Insurer appetite for private equity has dropped over the past year, according to a report by BlackRock.
In survey of 300 insurance executives with estimated assets under management of $9.7 trillion, the asset manager’s Global Insurance Report 2017 found one-third plan to increase their exposure to private equity as of July, down from around half last year. The proportion of insurers planning to decrease their allocation to the asset class also rose to 15 percent from 11 percent.
The decline comes amid heightened demand for private assets: 39 percent of respondents plan to increase their allocation to private assets over the next 12 to 24 months, the highest positive reading for any asset class and more than double the 16 percent recorded last year.
“We have the capacity to re-risk our life insurance balance sheet here in the UK to the tune of at least another £5 billion ($6.7 billion; €5.7 billlion) of illiquid assets,” Tom Stoddard, chief financial officer at London-headquartered insurer Aviva Investors, said in the report. “And as we write new business we’ve got a steady demand for more illiquid assets.”
Commercial real estate was the most attractive private asset, with 34 percent planning to increase their allocation. By contrast, just 6 percent plan to raise their exposure to commodities, with the number of those planning to decrease their allocation more than doubling to 45 percent.
Insurers have rated private equity as the asset class with the highest potential returns, according to Goldman Sachs Asset Management’s 2017 Insurance Survey. The same report found that 34 percent of insurers plan to increase their allocation to the asset class, up from 24 percent last year.

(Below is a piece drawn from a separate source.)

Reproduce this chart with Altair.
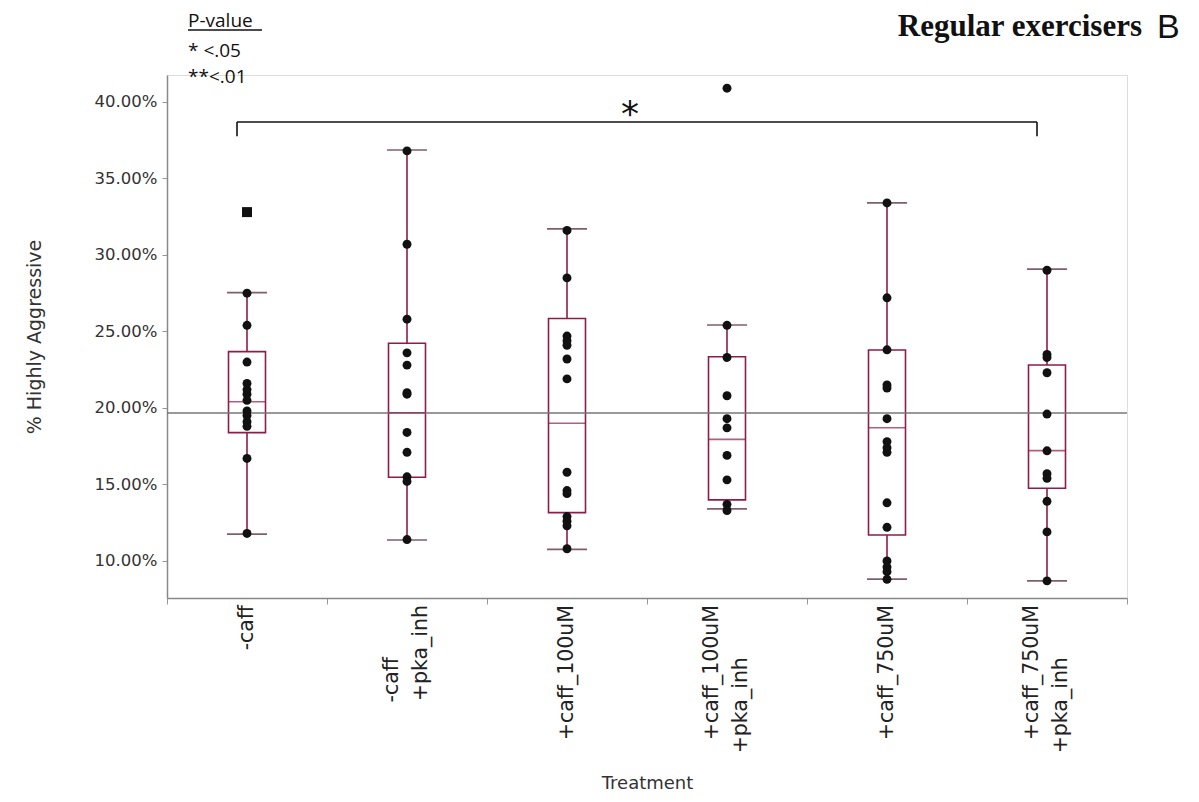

Asian insurers in particular are expected to raise their allocation to alternatives over the next three years, a June report by research firm Cerulli Associates found. China’s insurance companies, one of the world’s largest pools of institutional capital, are expected to continue their quest for more alternative investments, driven by the search for higher yields and positive government policies, according to a report from Moody’s in September.